Early beam-type axles with leaf springs have fixed camber. As the vehicle's frame and body lean on corners, the axle stays parallel with the ground. With this design, there is no provision to adjust the camber. Unless bent, the axle maintains its original camber setting.

By contrast, each front wheel on an IFS or twin I-beam suspension moves up or down independently. Short (upper) and long (lower) control arm "SLA" suspension compensates for body/frame lean on corners. As the vehicle corners, the body/frame rolls, causing the outside wheels to compress the springs. This moves the wheels upward into the fenderwells. The unloading inside wheels drop as the body rolls outward. (Functioning sway bars help minimize this roll.) On SLA suspension, tire track width remains relatively constant during this process. The arc of wheel travel is precisely engineered for maximum control and longer tire life.

SLA suspension is a true independent design. Ford's twin I-beam has been called IFS because each beam moves independently. However, these two solid beams pivot from fixed points. This means that on turns, the outer wheel compresses the coil spring and moves in a fixed arc upward. The inner wheel drops as the body rolls outward. Optimally, these arcs should cancel each other, keeping tire track width reasonably constant.

Twin-beam suspension has a drawback. If the chassis rises upward while the truck is on a straight road (like a raised railroad crossing taken at speed), the beams drop in fixed arcs, with each wheel shifting to positive degrees of camber. This narrows the tire contact patches and track. (Simulate this by lifting a twin I-beam truck on a frame hoist. Watch the front wheel drop angles.) When the chassis settles, the beams must force the tires outward to near vertical camber. Under certain driving conditions, lateral scuffing increases tire wear.

Twin I-beam is also sensitive to vehicle ride height. When installing a cab-over camper or a heavier V-8, the added weight requires frontend camber and toe-in adjustment. With SLA/IFS, wheel travel arcs have less effect on camber, and the steering toe is more controlled during suspension movement and changes in vehicle ride height.

Caster
Caster plays an important role in vehicle handling. Caster is the tilt of the kingpin or ball joint centerlines when viewed from the side. The forward or rearward tilt of this centerline, measured in degrees, is caster angle. Note that the kingpin or ball joint centerline tilts inward as well, but this is not caster. Inward tilt is kingpin inclination, a measurement that affects the steering axis inclination (SAI). When caster and camber are within specification, SAI should be as well. If not, suspect a bent or defective spindle/knuckle.

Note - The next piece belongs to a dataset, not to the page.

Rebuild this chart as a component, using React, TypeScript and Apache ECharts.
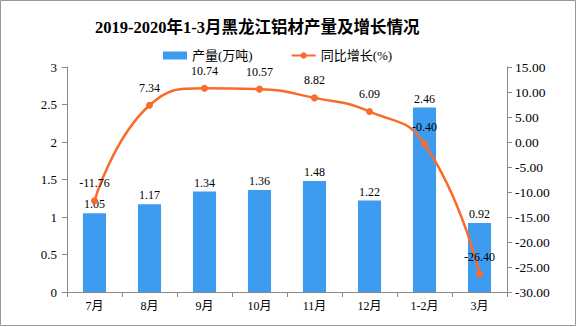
import React, { useEffect, useRef } from "react";
import * as echarts from "echarts";

const categories = ["7月", "8月", "9月", "10月", "11月", "12月", "1-2月", "3月"];
const output = [1.05, 1.17, 1.34, 1.36, 1.48, 1.22, 2.46, 0.92];
const growth = [-11.76, 7.34, 10.74, 10.57, 8.82, 6.09, -0.4, -26.4];

const FONT = "'Liberation Serif', 'Noto Sans CJK SC', serif";

export default function App() {
  const ref = useRef<HTMLDivElement>(null);
  useEffect(() => {
    document.body.style.margin = "0";
    const chart = echarts.init(ref.current!, null, { renderer: "svg" });
    chart.setOption({
      animation: false,
      backgroundColor: "#fff",
      title: {
        text: "2019-2020年1-3月黑龙江铝材产量及增长情况",
        left: 90,
        top: 14,
        textStyle: { fontSize: 16.5, fontWeight: "bold", color: "#000", fontFamily: FONT },
      },
      legend: {
        top: 44,
        left: 158,
        itemWidth: 24,
        itemHeight: 8,
        itemGap: 38,
        textStyle: { fontSize: 13, color: "#000", fontFamily: FONT },
        data: [
          { name: "产量(万吨)", icon: "rect" },
          { name: "同比增长(%)" },
        ],
      },
      graphic: [
        {
          type: "rect",
          shape: { x: 0.5, y: 0.5, width: 575, height: 325 },
          style: { fill: "none", stroke: "#999", lineWidth: 1 },
          silent: true,
        },
      ],
      grid: { left: 67, right: 69, top: 67, bottom: 35 },
      xAxis: {
        type: "category",
        data: categories,
        axisLine: { lineStyle: { color: "#888" } },
        axisTick: { show: true, alignWithLabel: false, lineStyle: { color: "#888" } },
        axisLabel: { color: "#000", fontSize: 12, fontFamily: FONT, margin: 8 },
      },
      yAxis: [
        {
          type: "value",
          min: 0,
          max: 3,
          interval: 0.5,
          splitLine: { show: false },
          axisLine: { show: true, lineStyle: { color: "#888" } },
          axisTick: { show: true, lineStyle: { color: "#888" } },
          axisLabel: { color: "#000", fontSize: 13, fontFamily: FONT, margin: 10 },
        },
        {
          type: "value",
          min: -30,
          max: 15,
          interval: 5,
          splitLine: { show: false },
          axisLine: { show: true, lineStyle: { color: "#888" } },
          axisTick: { show: true, lineStyle: { color: "#888" } },
          axisLabel: {
            color: "#000",
            fontSize: 13.5,
            fontFamily: FONT,
            margin: 8,
            formatter: (v: number) => v.toFixed(2),
          },
        },
      ],
      series: [
        {
          name: "产量(万吨)",
          type: "bar",
          data: output,
          barWidth: "42%",
          itemStyle: { color: "#3d9cf0" },
          label: {
            show: true,
            position: "top",
            color: "#000",
            fontSize: 12,
            fontFamily: FONT,
            distance: 3,
          },
        },
        {
          name: "同比增长(%)",
          type: "line",
          yAxisIndex: 1,
          data: growth,
          smooth: true,
          symbol: "circle",
          symbolSize: 7,
          lineStyle: { color: "#f96b2b", width: 2.5 },
          itemStyle: { color: "#f96b2b" },
          label: {
            show: true,
            position: "top",
            color: "#000",
            fontSize: 12,
            fontFamily: FONT,
            distance: 8,
            formatter: (p: any) => p.value.toFixed(2),
          },
        },
      ],
    });
    return () => chart.dispose();
  }, []);
  return <div ref={ref} style={{ width: 576, height: 327 }} />;
}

The typical front suspension calls for positive degrees of caster. Positive caster means that the upper end of the kingpin/ball joint centerline tilts toward the rear of the vehicle. Caster has a very important function: helping the wheels come back to center after turns. When there is no caster angle, the most notable symptom is the need to steer the vehicle back to center. Correct caster settings also help steer the vehicle straight ahead, despite the crown of the road. Caster angle helps prevent pull and reduces the risk of kingpin or ball joint shimmy.

Whether setting up a modified suspension or simply restoring a classic truck's steering, take caster, camber, and toe-in into account. Changes in spring length, dropped spindle kits, and lowering a truck may alter these adjustments. For improved steering control, safe handling, and minimizing tire wear, wheel alignment plays a vital role.